On Sun, Dec 22, 2024 at 12:39:01PM +0100, Thomas Weißschuh wrote:
> > Maybe it will be time for us to run an overall audit of arch-dependent
> > syscalls we currently have, to make sure that the common ones continue
> > to work fine there (and waitpid() definitely is as common a syscall as
> > open() since it's the good old and portable one).
> 
> Isn't this what nolibc-test is already doing?

My concern is that it might be progressively going away from this if
we replace some standard syscalls with new ones that are cross-arch.

> Or do you also want to compare it to non-current kernel versions?

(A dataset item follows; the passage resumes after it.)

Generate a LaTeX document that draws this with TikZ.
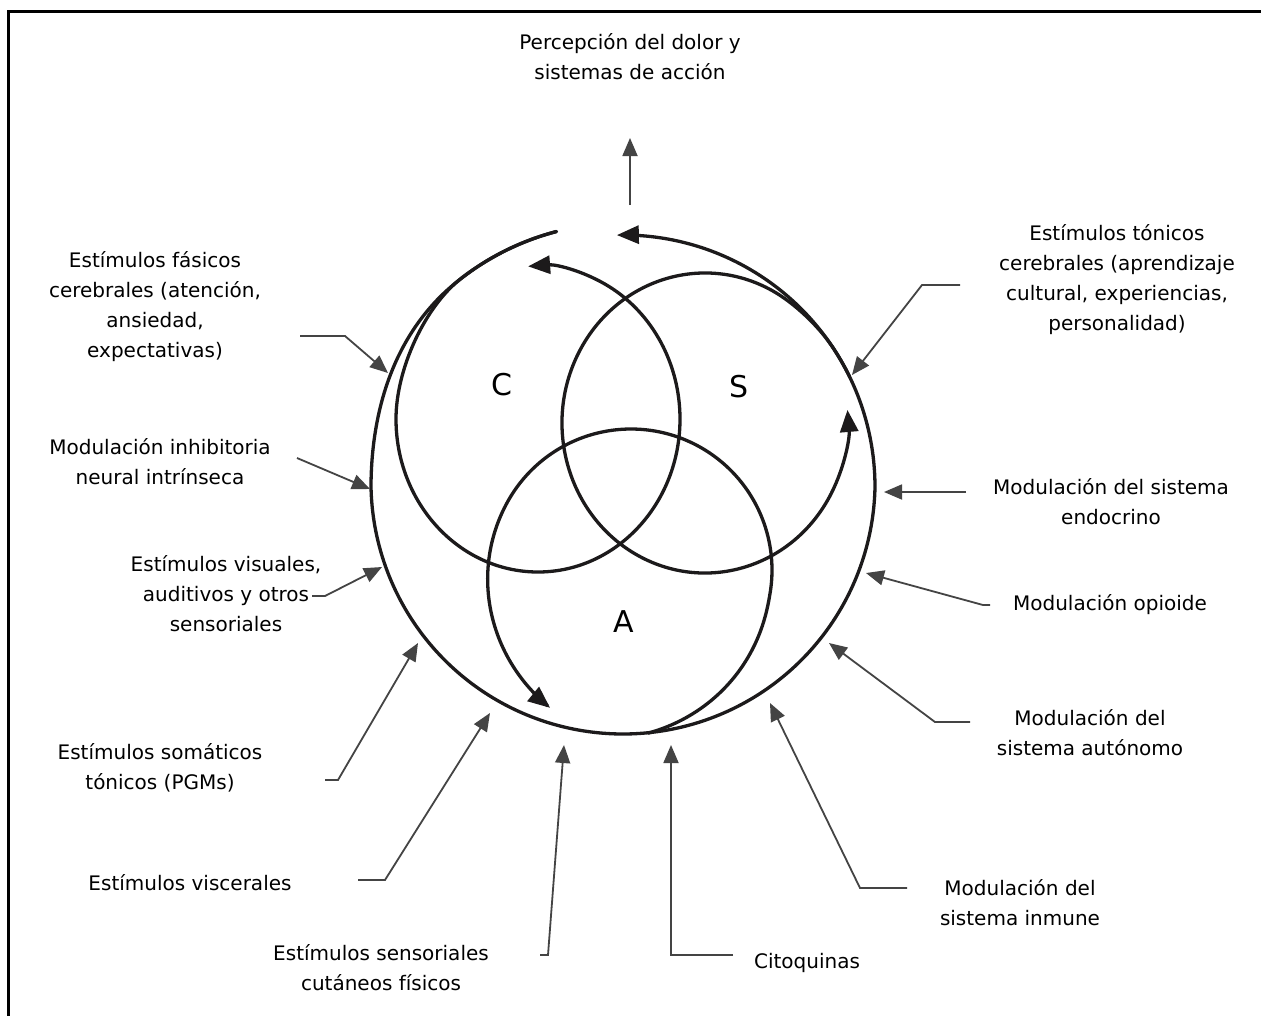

I mean that we progressively replace old posix calls with new cross arch
ones in the system (e.g. open->openat, waitpid->waitid etc) and normally
it's a libc's role to preserve application-level compatibility by
maintaining the mapping between standard ones and specific ones so that
applications relying on standard ones continue to work, and that was one
of the original goals of nolibc.

I have nothing against missing some calls in newly added architectures,
of course, but when I'm seeing for example that we switch some of the
lower layer tests to use a pipe because some call was not present, I
tend to think that maybe we should first define what is the minimal set
of working syscalls that the nolibc-test program requires to be usable
on any arch.

In the current case, we seem to have to arbiter between pipe() and
lseek() support for basic nolibc-test support. But maybe a new arch will
be added for which it will be the opposite choice between the two. We
may very well require both of them to work if needed, or either, at the
risk of delaying support of a specific arch in the future, but that's
fine.

Second we should have a new look at all our supported calls and check if
some of them are present while the legacy calls they're supposed to
replace is missing (which would be perfectly possible). For example if
we had implemented waitpid() much later, it would have been perfectly
possible that we'd only implement waitid() and miss waitpid() that
applications expect.

Honestly it's not a particularly interesting job to do. That's why I'm
mostly saying that we should just keep that in mind to be careful with
new additions.

> In general the special rv32 syscalls are not really
> architecture-dependent, they just dropped the "legacy" ones, especially
> all using 32bit timestamps.

I understand, and when adding a new arch we need to start with something.
I just think that we should consider that for a new arch to switch from
"in progress" to "working", it would require the legacy ones working on
other archs to work on that one as well. My concern is that early boot
tools would only build on certain archs but not all when all of them are
supposed to be in a working state. When it fails everywhere that's fine,
it just means we're missing some calls and the user is welcome to submit
a patch. But when the user only tests on, say, x86 and arm, and someone
relies on that to package kernels and discovers late that it fails on
riscv for example, that's a problem. Note that I'm just making up examples,
and not designating any particular issue.

Maybe it would be convenient to maintain a support matrix for the syscalls
we currently support. It could look something like:

   waitpid()   x86: native
               arm: native
               riscv32: via waitid()
               foobar: not yet

   open()      ...

etc. I could try to work on such a thing if you're interested as well, but
not now as I don't have the time at the moment.